True or false: One gallon of gasoline weighs about 6 lb but produces about 20 lb of CO₂ when burned.
True. A gallon of gasoline weighs roughly 6 lb, and complete combustion adds oxygen from the air, producing about 19 to 20 lb of $CO_2$ per gallon.
What the statement is really testing
It sounds impossible at first because it seems like you are getting more mass out than you put in.
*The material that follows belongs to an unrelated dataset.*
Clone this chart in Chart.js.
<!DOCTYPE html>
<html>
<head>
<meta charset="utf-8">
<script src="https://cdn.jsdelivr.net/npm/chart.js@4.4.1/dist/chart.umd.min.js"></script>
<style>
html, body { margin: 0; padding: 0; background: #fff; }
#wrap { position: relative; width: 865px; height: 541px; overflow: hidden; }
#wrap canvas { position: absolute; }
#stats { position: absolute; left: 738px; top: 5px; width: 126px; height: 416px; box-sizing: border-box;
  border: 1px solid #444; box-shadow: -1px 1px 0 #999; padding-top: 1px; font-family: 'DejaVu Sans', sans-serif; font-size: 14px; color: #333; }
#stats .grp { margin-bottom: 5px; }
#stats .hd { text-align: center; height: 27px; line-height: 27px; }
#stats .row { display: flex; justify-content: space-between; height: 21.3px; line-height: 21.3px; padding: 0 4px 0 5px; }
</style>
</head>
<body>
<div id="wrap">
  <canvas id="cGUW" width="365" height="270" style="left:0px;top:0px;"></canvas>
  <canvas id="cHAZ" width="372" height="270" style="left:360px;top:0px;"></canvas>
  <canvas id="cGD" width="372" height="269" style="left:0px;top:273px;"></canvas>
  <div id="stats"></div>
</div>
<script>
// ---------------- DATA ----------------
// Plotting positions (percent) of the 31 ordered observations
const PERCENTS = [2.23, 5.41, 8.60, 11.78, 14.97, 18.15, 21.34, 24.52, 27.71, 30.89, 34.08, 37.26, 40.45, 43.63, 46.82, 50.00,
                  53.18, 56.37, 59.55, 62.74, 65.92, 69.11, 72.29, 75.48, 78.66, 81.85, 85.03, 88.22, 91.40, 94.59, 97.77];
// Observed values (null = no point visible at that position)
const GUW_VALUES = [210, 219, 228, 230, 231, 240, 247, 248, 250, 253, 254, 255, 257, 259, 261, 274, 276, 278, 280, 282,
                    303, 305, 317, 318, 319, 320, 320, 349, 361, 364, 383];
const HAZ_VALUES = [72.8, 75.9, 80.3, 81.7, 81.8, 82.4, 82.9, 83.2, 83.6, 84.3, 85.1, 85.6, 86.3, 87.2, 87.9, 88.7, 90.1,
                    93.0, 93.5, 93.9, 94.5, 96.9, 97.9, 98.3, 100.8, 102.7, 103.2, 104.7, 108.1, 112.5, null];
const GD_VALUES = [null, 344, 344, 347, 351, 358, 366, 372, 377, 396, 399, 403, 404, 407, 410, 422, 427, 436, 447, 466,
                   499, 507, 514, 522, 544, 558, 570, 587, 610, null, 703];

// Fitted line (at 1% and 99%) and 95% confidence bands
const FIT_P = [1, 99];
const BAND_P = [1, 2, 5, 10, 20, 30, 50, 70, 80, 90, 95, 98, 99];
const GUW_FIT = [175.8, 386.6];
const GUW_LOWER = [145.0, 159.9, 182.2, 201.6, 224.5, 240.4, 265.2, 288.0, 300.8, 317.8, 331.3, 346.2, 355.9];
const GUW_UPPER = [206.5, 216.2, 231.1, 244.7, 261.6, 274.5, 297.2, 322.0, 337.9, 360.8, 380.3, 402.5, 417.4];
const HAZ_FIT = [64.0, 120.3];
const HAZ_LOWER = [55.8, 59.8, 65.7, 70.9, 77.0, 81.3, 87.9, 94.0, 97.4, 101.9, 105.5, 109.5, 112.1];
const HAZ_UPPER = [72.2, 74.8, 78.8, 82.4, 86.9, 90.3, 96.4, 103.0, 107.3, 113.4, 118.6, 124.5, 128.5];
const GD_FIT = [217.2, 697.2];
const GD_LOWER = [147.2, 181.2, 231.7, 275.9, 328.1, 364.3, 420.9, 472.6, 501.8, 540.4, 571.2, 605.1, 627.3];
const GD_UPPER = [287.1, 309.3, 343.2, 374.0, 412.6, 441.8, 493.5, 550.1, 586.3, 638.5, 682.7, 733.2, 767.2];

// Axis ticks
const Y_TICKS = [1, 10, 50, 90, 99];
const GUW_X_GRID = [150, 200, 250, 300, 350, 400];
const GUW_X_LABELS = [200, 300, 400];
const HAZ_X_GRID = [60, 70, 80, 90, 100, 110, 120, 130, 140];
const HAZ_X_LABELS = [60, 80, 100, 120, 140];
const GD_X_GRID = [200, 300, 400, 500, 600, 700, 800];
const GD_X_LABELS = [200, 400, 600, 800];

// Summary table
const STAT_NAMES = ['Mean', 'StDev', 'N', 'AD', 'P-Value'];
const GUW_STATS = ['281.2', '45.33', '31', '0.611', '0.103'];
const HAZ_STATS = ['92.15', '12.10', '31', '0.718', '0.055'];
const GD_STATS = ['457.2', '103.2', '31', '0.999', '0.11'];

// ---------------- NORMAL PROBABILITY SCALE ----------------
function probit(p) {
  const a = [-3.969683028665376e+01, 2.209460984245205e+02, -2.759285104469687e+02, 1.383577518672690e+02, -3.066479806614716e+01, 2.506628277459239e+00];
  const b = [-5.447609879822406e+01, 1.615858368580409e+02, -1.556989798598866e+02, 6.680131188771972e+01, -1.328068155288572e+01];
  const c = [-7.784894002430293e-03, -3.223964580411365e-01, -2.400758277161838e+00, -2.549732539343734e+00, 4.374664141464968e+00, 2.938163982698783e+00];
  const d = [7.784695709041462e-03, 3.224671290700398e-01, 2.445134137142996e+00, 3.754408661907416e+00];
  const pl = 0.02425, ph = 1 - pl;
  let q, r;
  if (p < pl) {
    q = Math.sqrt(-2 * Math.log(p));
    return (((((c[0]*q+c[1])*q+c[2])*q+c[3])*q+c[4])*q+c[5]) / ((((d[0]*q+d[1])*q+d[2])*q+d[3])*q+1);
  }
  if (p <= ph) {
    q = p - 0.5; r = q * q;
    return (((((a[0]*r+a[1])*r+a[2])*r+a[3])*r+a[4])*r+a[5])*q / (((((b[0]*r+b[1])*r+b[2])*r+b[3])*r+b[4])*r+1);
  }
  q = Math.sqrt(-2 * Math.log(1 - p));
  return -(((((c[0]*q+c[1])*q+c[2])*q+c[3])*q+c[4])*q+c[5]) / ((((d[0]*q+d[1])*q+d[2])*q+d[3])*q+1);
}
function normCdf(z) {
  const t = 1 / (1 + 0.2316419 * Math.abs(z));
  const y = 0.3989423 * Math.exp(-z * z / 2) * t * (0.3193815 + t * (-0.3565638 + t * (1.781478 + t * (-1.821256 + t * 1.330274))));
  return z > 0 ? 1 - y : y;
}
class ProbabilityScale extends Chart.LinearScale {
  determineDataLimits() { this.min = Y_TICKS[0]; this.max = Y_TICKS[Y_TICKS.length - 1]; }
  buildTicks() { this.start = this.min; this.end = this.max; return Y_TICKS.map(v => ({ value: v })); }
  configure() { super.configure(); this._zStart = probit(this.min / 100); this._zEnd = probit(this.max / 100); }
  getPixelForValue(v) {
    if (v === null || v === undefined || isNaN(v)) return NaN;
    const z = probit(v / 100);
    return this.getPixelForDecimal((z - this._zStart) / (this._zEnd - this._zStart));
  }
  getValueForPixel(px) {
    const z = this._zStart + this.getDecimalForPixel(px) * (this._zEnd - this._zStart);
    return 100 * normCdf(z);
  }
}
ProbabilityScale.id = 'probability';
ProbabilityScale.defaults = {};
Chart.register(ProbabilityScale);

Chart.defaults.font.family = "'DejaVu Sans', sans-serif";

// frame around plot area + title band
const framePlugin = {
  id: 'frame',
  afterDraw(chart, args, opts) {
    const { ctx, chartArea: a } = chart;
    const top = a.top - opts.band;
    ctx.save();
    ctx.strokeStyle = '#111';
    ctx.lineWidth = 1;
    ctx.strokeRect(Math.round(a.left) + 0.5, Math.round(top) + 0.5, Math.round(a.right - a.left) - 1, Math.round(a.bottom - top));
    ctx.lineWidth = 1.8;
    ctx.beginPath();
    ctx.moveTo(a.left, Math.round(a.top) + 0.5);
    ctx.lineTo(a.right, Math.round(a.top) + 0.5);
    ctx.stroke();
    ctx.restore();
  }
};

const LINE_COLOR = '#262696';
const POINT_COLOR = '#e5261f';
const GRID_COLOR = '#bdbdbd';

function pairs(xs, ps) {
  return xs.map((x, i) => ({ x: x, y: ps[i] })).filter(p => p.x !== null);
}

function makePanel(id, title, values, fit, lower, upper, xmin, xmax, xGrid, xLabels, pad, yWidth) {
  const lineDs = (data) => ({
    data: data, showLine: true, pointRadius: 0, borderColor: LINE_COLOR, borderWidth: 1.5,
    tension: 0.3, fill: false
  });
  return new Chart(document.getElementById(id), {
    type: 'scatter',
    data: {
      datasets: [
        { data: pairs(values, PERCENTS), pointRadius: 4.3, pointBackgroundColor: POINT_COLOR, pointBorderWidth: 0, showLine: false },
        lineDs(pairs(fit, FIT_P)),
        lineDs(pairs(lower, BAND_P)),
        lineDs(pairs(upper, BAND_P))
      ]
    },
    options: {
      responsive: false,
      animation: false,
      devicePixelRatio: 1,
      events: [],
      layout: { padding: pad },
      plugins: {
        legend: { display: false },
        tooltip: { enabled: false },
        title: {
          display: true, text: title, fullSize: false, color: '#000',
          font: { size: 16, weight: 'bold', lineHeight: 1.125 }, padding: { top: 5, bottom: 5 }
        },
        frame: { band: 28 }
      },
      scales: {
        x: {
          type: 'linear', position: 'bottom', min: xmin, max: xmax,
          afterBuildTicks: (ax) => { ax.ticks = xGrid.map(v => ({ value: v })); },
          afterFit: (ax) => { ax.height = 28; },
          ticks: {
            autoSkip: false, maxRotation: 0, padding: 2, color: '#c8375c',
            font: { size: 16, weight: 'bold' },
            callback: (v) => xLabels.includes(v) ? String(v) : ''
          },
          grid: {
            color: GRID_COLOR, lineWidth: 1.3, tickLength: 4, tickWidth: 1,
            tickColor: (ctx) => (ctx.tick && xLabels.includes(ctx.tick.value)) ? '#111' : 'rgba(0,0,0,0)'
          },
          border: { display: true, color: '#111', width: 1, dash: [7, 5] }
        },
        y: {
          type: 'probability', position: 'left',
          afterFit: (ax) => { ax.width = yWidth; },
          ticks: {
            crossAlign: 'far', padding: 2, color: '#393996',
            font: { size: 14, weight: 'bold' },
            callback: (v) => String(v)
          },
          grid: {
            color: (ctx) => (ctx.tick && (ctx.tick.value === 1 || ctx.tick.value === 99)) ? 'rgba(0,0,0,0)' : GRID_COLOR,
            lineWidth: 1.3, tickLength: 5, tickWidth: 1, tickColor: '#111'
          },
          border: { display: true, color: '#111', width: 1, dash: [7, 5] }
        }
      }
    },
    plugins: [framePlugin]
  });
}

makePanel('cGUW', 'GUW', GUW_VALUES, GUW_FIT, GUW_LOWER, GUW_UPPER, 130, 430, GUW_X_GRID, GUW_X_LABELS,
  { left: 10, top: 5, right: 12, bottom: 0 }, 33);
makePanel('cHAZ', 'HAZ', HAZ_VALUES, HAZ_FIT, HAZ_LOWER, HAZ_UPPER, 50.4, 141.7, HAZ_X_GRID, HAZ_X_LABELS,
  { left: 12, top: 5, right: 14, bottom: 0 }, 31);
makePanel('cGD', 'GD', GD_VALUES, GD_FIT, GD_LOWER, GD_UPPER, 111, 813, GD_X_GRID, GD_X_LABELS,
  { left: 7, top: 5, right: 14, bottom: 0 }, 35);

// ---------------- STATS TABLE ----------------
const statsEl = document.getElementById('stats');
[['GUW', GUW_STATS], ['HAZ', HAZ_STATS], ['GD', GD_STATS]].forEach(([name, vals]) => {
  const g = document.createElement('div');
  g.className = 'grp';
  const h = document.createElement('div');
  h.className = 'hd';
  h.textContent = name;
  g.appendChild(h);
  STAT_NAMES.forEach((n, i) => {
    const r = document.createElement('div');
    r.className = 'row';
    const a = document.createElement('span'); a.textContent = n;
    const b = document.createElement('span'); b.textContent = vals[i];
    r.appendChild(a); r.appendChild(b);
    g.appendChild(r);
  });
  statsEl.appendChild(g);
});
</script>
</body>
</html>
The key idea is that burning gasoline combines the fuel with oxygen from the air, so the products include mass that was not in the liquid gasoline.
Why the $CO_2$ mass is larger than the gasoline mass
In complete combustion, the carbon and hydrogen in gasoline react with oxygen: $$\text{hydrocarbon} + O_2 \rightarrow CO_2 + H_2O$$ Most of the mass of the $CO_2$ comes from oxygen atoms that were originally in $O_2$ from the air.
Quick number sense check
A typical emissions factor is about $8.9\ \text{kg }CO_2$ per gallon of gasoline, which is about $19.6\ \text{lb }CO_2$. Since a gallon of gasoline weighs about $6\ \text{lb}$, the statement “about 20 lb of $CO_2$” is a good approximation.
Final verdict
Because oxygen from the air is added during combustion, one gallon of gasoline can reasonably produce about $20\ \text{lb}$ of $CO_2$, so the statement is true.